Digital environments follow the same rules
Everything discussed so far applies to physical spaces, but the principles map directly to digital environments. Your phone's home screen is a trigger landscape. Every app icon is a cue. The apps in the first row, visible every time you unlock the phone, fire triggers dozens of times per day. If the first row contains social media, email, and news, then every unlock triggers a craving to check, scroll, or consume. If the first row contains your note-taking app, your meditation timer, and your calendar, the triggers shift.
Your computer's desktop, your browser's default tabs, your notification settings — these are all elements of a digital choice architecture. A browser that opens to your email triggers email processing. A browser that opens to a blank page or your writing app triggers creation. A notification that appears on your lock screen triggers interruption. A notification that is silenced and batched for later eliminates the trigger entirely.
The principle is identical to physical space design: make cues for desired behaviors visible and frictionless, and make cues for undesired behaviors invisible and effortful. Move social media apps to the last screen of your phone, inside a folder. Set your computer to open your most important application on startup. Configure notifications so that only truly urgent communications break through. Each of these is a trigger design decision, and collectively they determine which behaviors your digital environment produces.
Your Third Brain: AI as trigger design consultant
Your AI assistant can serve as an environmental trigger auditor — a perspective from outside your habituated blindness.
Describe your workspace to the AI in detail — every object on the desk, every app on the home screen, every item visible from your chair — and ask it to identify the behavioral trigger each element represents. You are often too close to your own environment to see the triggers clearly. The phone charger on your desk is "just where I charge my phone," not a trigger — until someone points out that a phone perpetually within reach and fully charged is a perpetual trigger for distraction. The AI can surface these invisible nudges by mapping objects to likely behaviors without the emotional attachment you have to your current arrangement.
You can also use the AI to help design trigger stacks. Describe the behavior you want a space to trigger, and ask the AI to suggest which visual, spatial, temporal, and action cues would converge on that behavior. The AI draws on broad knowledge of behavioral design principles and can suggest combinations you have not considered. A client of mine described wanting her kitchen to trigger healthy cooking. The AI suggested placing a cutting board and knife permanently on the counter (action cue), a bowl of fresh produce at eye level (visual cue), a cookbook open to a recipe on a stand (attention anchor), and removing the takeout menus from the drawer next to the stove (negative trigger removal). She implemented the changes in twenty minutes. Her cooking frequency doubled in the first week — not because she wanted to cook more, but because the environment made cooking the default.

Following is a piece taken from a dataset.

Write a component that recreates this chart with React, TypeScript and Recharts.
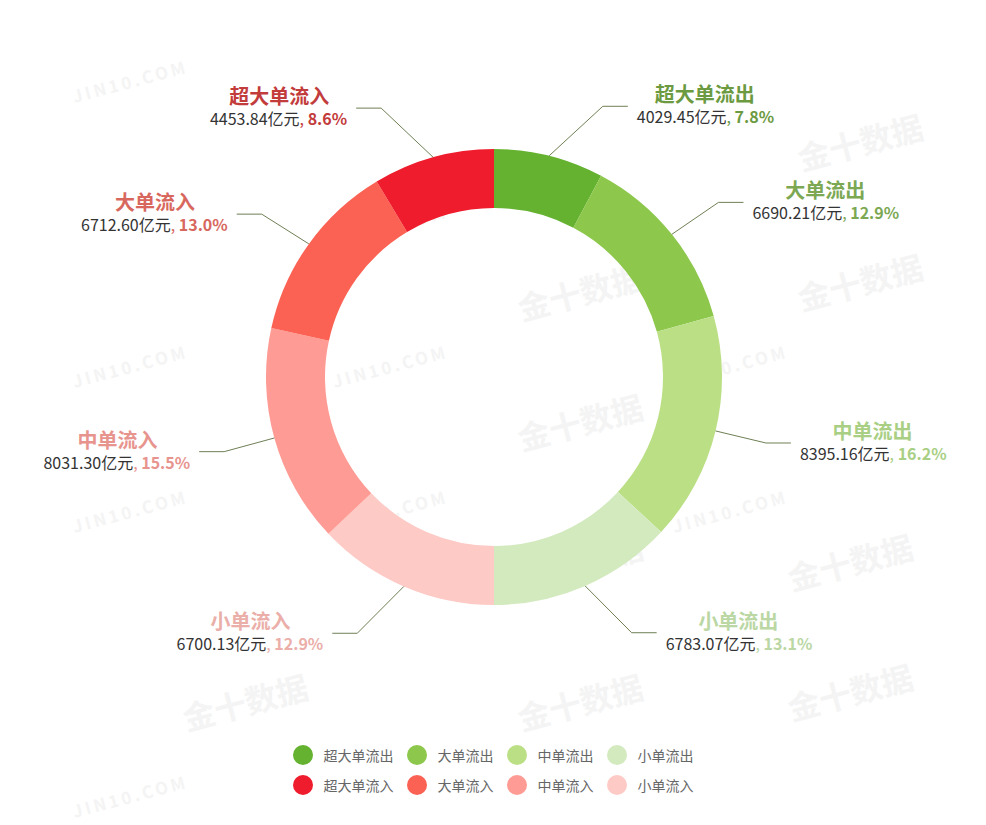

The AI is also useful for identifying trigger conflicts — cases where your environment is sending contradictory signals. If your desk has both a meditation cushion and a pile of urgent work, the environment is simultaneously cueing calm and urgency. The AI can spot these conflicts when you describe the space, and suggest spatial separation or sequencing that resolves the ambiguity.

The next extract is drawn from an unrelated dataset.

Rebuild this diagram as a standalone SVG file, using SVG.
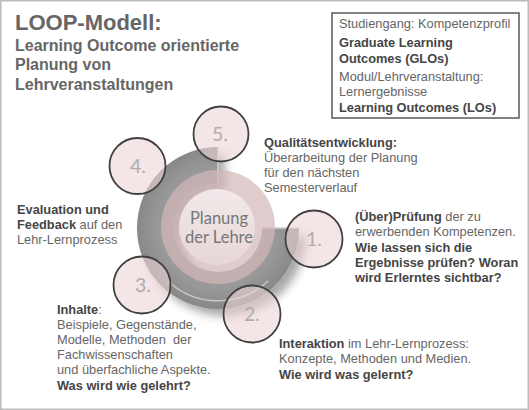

The bridge to the reset ritual
There is a problem with everything you have just learned, and it becomes apparent the moment you finish using a well-designed space.
You sit at your deep work desk. The triggers fire perfectly — you see your writing tools, nothing competes for attention, and you begin working within seconds. Two hours later, you finish. You close your laptop. You set your coffee mug beside the keyboard. You leave a notebook open to a page of scribbled planning notes. You drop your phone on the desk because you need to check something. You leave.
The next morning, you return to the desk. The triggers are different. The mug is there. The notebook is open to yesterday's planning, not today's writing. The phone is on the desk. The environment that triggered deep writing yesterday now triggers "deal with yesterday's residue." The triggers degraded because you did not maintain them.
This is why trigger design alone is insufficient. Triggers must be reset. The space must return to its triggering state after each use so that the next entry fires the same cues. This is not tidying for tidiness' sake. It is not aesthetic preference. It is behavioral maintenance — the act of reloading the trigger so it fires correctly next time.
That reset — the deliberate restoration of your environment to its designed state — is the subject of the next lesson. It is the companion practice to trigger design, and without it, even the best-designed environment decays into an ambiguous mess of residual cues within days. Trigger design is the architecture. The reset ritual is the maintenance. You need both.
Sources:
- Pavlov, I. P. (1927). Conditioned Reflexes: An Investigation of the Physiological Activity of the Cerebral Cortex. Oxford University Press.
- Wood, W. (2019). Good Habits, Bad Habits: The Science of Making Positive Changes That Stick. Farrar, Straus and Giroux.
- Clear, J. (2018). Atomic Habits: An Easy & Proven Way to Build Good Habits & Break Bad Ones. Avery.
- Duhigg, C. (2012). The Power of Habit: Why We Do What We Do in Life and Business. Random House.
- Gollwitzer, P. M. (1999). "Implementation intentions: Strong effects of simple plans." American Psychologist, 54(7), 493-503.
- Fogg, B. J. (2020). Tiny Habits: The Small Changes That Change Everything. Houghton Mifflin Harcourt.
- Thaler, R. H., & Sunstein, C. R. (2008). Nudge: Improving Decisions About Health, Wealth, and Happiness. Yale University Press.
- Ward, A. F., Duke, K., Gneezy, A., & Bos, M. W. (2017). "Brain Drain: The Mere Presence of One's Own Smartphone Reduces Available Cognitive Capacity." Journal of the Association for Consumer Research, 2(2), 140-154.